Ruth Haring, standout chess player who led federation, dies at age 63

Ruth Haring, a top U.S. chess player in the 1970s and 1980s who played for the national women's team in five consecutive Chess Olympiads and became a rare female president of the U.S. Chess Federation, died on Thursday in Chico, California. She was 63.

The cause was not immediately known, her son, Theodore Biyiasas, said. She had gone to the hospital a day earlier with symptoms of pneumonia, he said.

Haring, the standout in a family of chess players, was chosen for the women's national team for the 1974 Chess Olympiad, a biennial tournament in which teams from all over the world compete. (The team did not win a medal that year.) The leading four or five women in the country were usually selected for the competition.

That same year, Haring played in the U.S. Women's Championship, finishing second to Mona May Karff; it was the best result of Haring's career.

She played in the next four Olympiads-in 1976, '78, '80 and 8'2-and several other U.S. Women's Championships.

Haring married Peter Biyiasas, a Canadian grandmaster, in 1978 after her marriage to Bill Orton ended in divorce. She and Biyiasas were living in San Francisco at the time and, seeking a steady income while starting a family, she reduced
her tournament play and went to work for IBM as a project manager. She later worked for Lockheed, TRW and eBay.

She had three children with Biyiasas before the marriage ended in divorce in 2005. In addition to her son, Theodore, Haring is survived by two daughters, Lauren Biyiasas Eltoukhy and Christina Biyiasas Hudson; three brothers, David, Brian and Fred; her parents, Maryanne Magoon and Robert Haring; and her companion, Tom Kozik.

During Haring's early years in San Francisco, she and her husband had a frequent guest: Bobby Fischer, the reclusive former world champion. He often played against Biyiasas, at one point beating him in 17 straight blitz games, but he also played Haring, removing one of his pawns at the start to give himself a handicap. He won all the same.

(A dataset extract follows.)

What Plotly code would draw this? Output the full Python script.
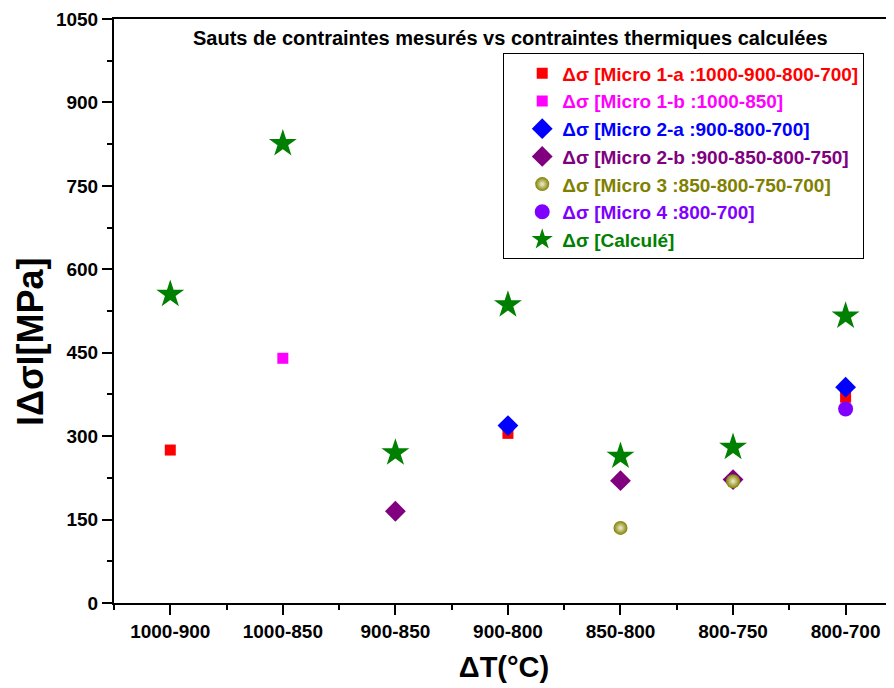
import plotly.graph_objects as go

categories = ["1000-900", "1000-850", "900-850", "900-800", "850-800", "800-750", "800-700"]
y_ticks = [0, 150, 300, 450, 600, 750, 900, 1050]

micro1a_x = ["1000-900", "900-800", "800-700"]
micro1a_y = [275, 305, 370]
micro1b_x = ["1000-850"]
micro1b_y = [440]
micro2a_x = ["900-800", "800-700"]
micro2a_y = [319, 388]
micro2b_x = ["900-850", "850-800", "800-750"]
micro2b_y = [165, 220, 222]
micro3_x = ["850-800", "800-750"]
micro3_y = [135, 219]
micro4_x = ["800-700"]
micro4_y = [349]
calc_x = categories
calc_y = [555, 826, 270, 536, 264, 280, 516]

idx = {c: i for i, c in enumerate(categories)}
def pos(xs):
    return [idx[c] for c in xs]

FONT = "Arial, Liberation Sans, sans-serif"

def nm(text, color):
    return f'<span style="color:{color}"><b>{text}</b></span>'

fig = go.Figure()
fig.add_trace(go.Scatter(x=pos(micro1a_x), y=micro1a_y, mode="markers",
    marker=dict(symbol="square", size=11, color="#ff0000"),
    name=nm("Δσ [Micro 1-a :1000-900-800-700]", "#ff0000")))
fig.add_trace(go.Scatter(x=pos(micro1b_x), y=micro1b_y, mode="markers",
    marker=dict(symbol="square", size=11, color="#ff00ff"),
    name=nm("Δσ [Micro 1-b :1000-850]", "#ff00ff")))
fig.add_trace(go.Scatter(x=pos(micro2a_x), y=micro2a_y, mode="markers",
    marker=dict(symbol="diamond", size=16, color="#0000ff"),
    name=nm("Δσ [Micro 2-a :900-800-700]", "#0000ff")))
fig.add_trace(go.Scatter(x=pos(micro2b_x), y=micro2b_y, mode="markers",
    marker=dict(symbol="diamond", size=16, color="#800080"),
    name=nm("Δσ [Micro 2-b :900-850-800-750]", "#800080")))
fig.add_trace(go.Scatter(x=pos(micro3_x), y=micro3_y, mode="markers",
    marker=dict(symbol="circle", size=14, color="#808000",
                gradient=dict(type="radial", color="#f0f0d0")),
    name=nm("Δσ [Micro 3 :850-800-750-700]", "#808000")))
fig.add_trace(go.Scatter(x=pos(micro4_x), y=micro4_y, mode="markers",
    marker=dict(symbol="circle", size=15, color="#8000ff"),
    name=nm("Δσ [Micro 4 :800-700]", "#8000ff")))
fig.add_trace(go.Scatter(x=pos(calc_x), y=calc_y, mode="markers",
    marker=dict(symbol="star", size=21, color="#008000"),
    name=nm("Δσ [Calculé]", "#008000")))

# page has an 8px body margin; compensate so the plot area sits at x 114..894, y 19..603
fig.update_layout(
    width=886, height=680,
    margin=dict(l=106, r=0, t=11, b=85),
    paper_bgcolor="white", plot_bgcolor="white",
    font=dict(family=FONT, color="black", size=19),
    showlegend=True,
    legend=dict(x=0.499, y=0.941, xanchor="left", yanchor="top",
                bgcolor="white", bordercolor="black", borderwidth=1,
                font=dict(size=19, family=FONT), tracegroupgap=0,
                indentation=18),
    annotations=[
        dict(text="<b>Sauts de contraintes mesurés vs contraintes thermiques calculées</b>",
             x=0.508, y=0.968, xref="paper", yref="paper",
             xanchor="center", yanchor="middle", showarrow=False,
             font=dict(size=20, family=FONT)),
        dict(text="<b>IΔσI[MPa]</b>", textangle=-90,
             x=-0.1064, y=0.447, xref="paper", yref="paper",
             xanchor="center", yanchor="middle", showarrow=False,
             font=dict(size=36, family=FONT)),
    ],
)
fig.update_xaxes(
    range=[-0.5, 6.43], tickvals=list(range(len(categories))), ticktext=[f"<b>{c}</b>" for c in categories],
    showline=True, linecolor="black", linewidth=2, mirror=True,
    ticks="outside", ticklen=10, tickwidth=2, tickcolor="black",
    minor=dict(tick0=-0.5, dtick=1, ticks="outside", ticklen=5, tickwidth=2, tickcolor="black"),
    showgrid=False, zeroline=False,
    tickfont=dict(size=19, family=FONT),
    title=dict(text="<b>ΔT(°C)</b>", font=dict(size=29, family=FONT), standoff=16),
)
fig.update_yaxes(
    range=[0, 1050], tickvals=y_ticks, ticktext=[f"<b>{v}</b>" for v in y_ticks],
    showline=True, linecolor="black", linewidth=2,
    ticks="outside", ticklen=10, tickwidth=2, tickcolor="black",
    minor=dict(tick0=75, dtick=150, ticks="outside", ticklen=5, tickwidth=2, tickcolor="black"),
    showgrid=False, zeroline=False,
    tickfont=dict(size=19, family=FONT),
)

fig.write_html("out.html")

Theodore Biyiasas recalled his mother coming home from work one day to find that Fischer had found and analyzed all her tournament games. Fischer told her that she often played as if she were behind and needed to be more aggressive -to play to win.

She returned to tournament chess in 2008.

At the time, the U.S. Chess Federation, the sport's governing body, was emerging from a period of acrimony stemming from a series of lawsuits over an election of officers to its executive board. Haring decided to dive into chess politics.

She was elected to the board in 2009 and two years later was elected president, becoming only the second woman to head the group.

Beatriz Marinello, who led the organization from 2003 to 2005, said by email that it is exceedingly difficult for a woman to oversee the federation because the game is so dominated by men, an imbalance that spills over into its politics.

"She became president to help heal the differences between people," Marinello wrote. "Her strength was being willing and available to talk."

After Haring's term as president ended in 2015, she remained on the federation's board for another year.

Ruth Inez Haring was born on Jan. 23, 1955, on Cape Cod in Massachusetts, in Barnstable County. She learned to play chess from her father and her brothers, though she would surpass all of them in skill, Theodore Biyiasas said.

When she was young, the family moved to Fairbanks, Alaska, and then to Fayetteville, Arkansas, where her chess career took off. She became president of the chess teams in high school and at the University of Arkansas in Fayetteville.

Writing years later in Chess Life, the official magazine of the U.S. Chess Federation, Haring recalled that on most weekends from 1969 to 1973 she and family members would travel around the country by car, sometimes up to 700 miles, to play in tournaments.

Haring continued to compete until recently, including in a tournament in November at the Sacramento Chess Club. Her son won it.